Pour revenir à la pirogue, nous arrivons à la dernière ligne droite, ajouter le balancier pour ne pas chavirer. En une journée, ça sera fait. Je peux ajouter que j’ai lu tout ce que je pouvais sur son installation y compris les thèses historiques entre les différentes embarcations, de la Polynésie à Madagascar. Pour donner à ma pirogue la forme réussie du plus vieux transport du monde. Pour les perches reliant l’embarcation au balancier, nous utiliserons du bois extrêmement résistant de citronnier, il y a juste à se servir dans le jardin. Quant aux cales entre les bras et le balancier, ça sera de l’albizia aux magnifiques fleurs roses. Celui-ci a la propriété de se tordre sans rompre. A l’avant il y aura quatre cales obliques et une à l’arrière en forme d’i-grec, le bois d’albizia appliquera une force qui écartera le balancier des bras et les cordes ajoutées viendront forcer dans l’autre sens. Ainsi, l’écartement restera le même et une certaine flexibilité sera maintenu, maître mot pour ne pas provoquer de casse. Bateau terminé, bateau à essayer, nous partons directement vers la mer.

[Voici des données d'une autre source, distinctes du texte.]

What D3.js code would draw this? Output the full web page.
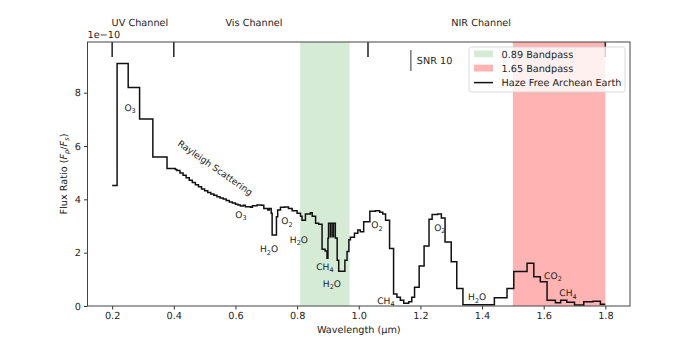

Nous démontons de nouveau la pirogue – désormais plus polynésienne que colombienne – pour le transport et ce n’est que sur l’eau que nous amarrerons le tout. Déjà, la ligne de flottaison est bien plus basse des bords, l’eau ne rentrera plus. En ce qui concerne le balancier, le résultat est sans appel, la stabilité me permettra même de plonger sans avoir à craindre des difficultés pour remonter. Une seule chose me chagrine, ma lenteur est évidente, je mets cela sur le mauvais parallélisme entre le balancier et la pirogue et ne vois pas encore la réalité en face. J’enlève les cordes pour décaler l’orientation du balancier, geste que je recommencerai très souvent pour mille et une raison à l’avenir. J’amarre la pirogue sous un bâtiment sur pilotis du port et je vais reprendre mes quartiers à l’hôtel de Juan et Joana. J’ai pris un coup de froid, ce que je ne saisis pas vraiment avec la température, mais j’ai besoin de repos et de vérifier mon paquetage. Dans quelques jours, ça sera le grand départ, malgré l’air dubitatif de certains, moi, je suis confiant. Je prends le temps de dire au revoir à chacun, ma navigation peut commencer.